SENEGAL-MIGRATIONS-DEVELOPPEMENT
Louga, 15 déc (APS) – À Louga (nord), l’histoire de la migration est ancrée dans les familles, les conversations et les rêves des jeunes, et l’influence de la diaspora se voit dans le bâtiment et les infrastructures sociales de base.
Louga est une ville où chaque quartier compte ses expatriés, et il est difficile de trouver trois maisons alignées sans un ‘’Modou-Modou’’, l’appellation donnée aux émigrés. Leur influence est visible partout : des maisons reconstruites, des commerces modernisés, des investissements dans l’agriculture ou à Dakar, et un train de vie qui inspire, parfois trop, les jeunes restés sur place.
‘’Quand tu vois quelqu’un avec qui tu partageais le même atelier revenir après deux ans avec une belle voiture et une maison, forcément tu es tenté’’, confie Souleymane Gaye, coordonnateur des Lougatois de la diaspora.
Mais cet âge d’or de l’émigration est révolu.
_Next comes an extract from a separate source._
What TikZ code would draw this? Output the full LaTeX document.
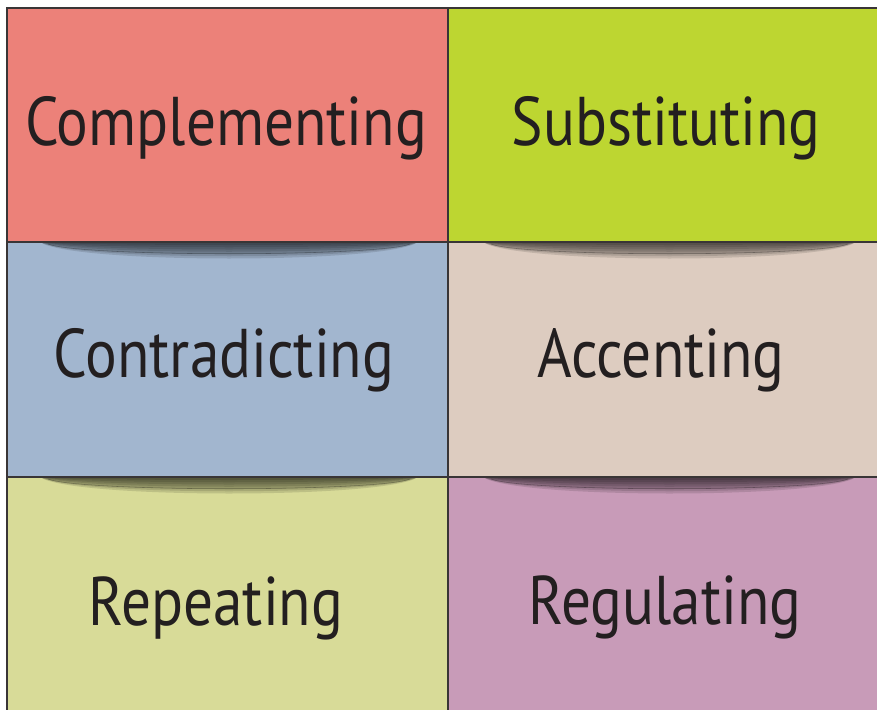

Les opportunités se sont réduites, la concurrence s’est accrue et de nombreux migrants passent désormais plusieurs années sans papiers, sans emploi stable et sans perspectives.
Une diaspora engagée, malgré les défis
C’est à Milan, en Italie, que Souleymane et deux autres fils de la capitale du Ndiambour ont fondé l’Association Louga Diaspora. Leur objectif : soutenir leur ville natale.
‘’On a commencé par aider ceux qui n’avaient pas les moyens de payer leurs ordonnances. Puis, on a pris en charge des orphelins pendant deux ans’’, a-t-il expliqué.
Depuis sa création, l’association multiplie les actions solidaires, allant des dons de lait, de couches et de médicaments pour les enfants vulnérables au financement de tuteurs familiaux, en passant par la livraison de 15 tonnes de ciment pour rénover le Centre d’urgence de l’hôpital, la participation à la construction du mur du cimetière Yeurmandé, le soutien régulier à la Maison d’arrêt et de correction de Louga, ainsi que l’appui constant apporté aux équipes de navétanes.
Pourtant, investir durablement à Louga reste un défi. Beaucoup de ‘’Modou-Modou’’, en ouvrant une petite entreprise confiée à un proche, voient leur projet s’effondrer faute de gestion ou de suivi. ‘’C’est pourquoi, beaucoup préfèrent investir dans l’immobilier’’, constate M. Gaye.
Une tradition migratoire dictée par la sécheresse des années 70
Selon Aïda Sy, Coordonnatrice de la Plateforme du Dialogue citoyen inclusif, la migration à Louga trouve ses racines dans les années de grande sécheresse.
‘’En 1971, beaucoup ont quitté Louga pour le Saloum, Dakar, la Guinée ou le Gabon. La sécheresse a poussé à l’exode rural, puis à l’émigration internationale’’, a-t-elle rappelé.
Aujourd’hui, elle estime que 80 % du développement économique, social et culturel de Louga est porté par la Diaspora, notamment dans le bâtiment, le commerce, l’architecture, la culture.
Selon Mme Sy, plusieurs facteurs continuent d’alimenter l’émigration, notamment le manque d’emplois et de financements, la pauvreté, la déperdition scolaire, ainsi que la pression familiale.
‘’Beaucoup de jeunes préfèrent payer cinq millions pour un voyage risqué plutôt que d’investir ici. Il est temps de créer des usines et des unités de transformation pour retenir les jeunes’’, a-t-elle plaidé.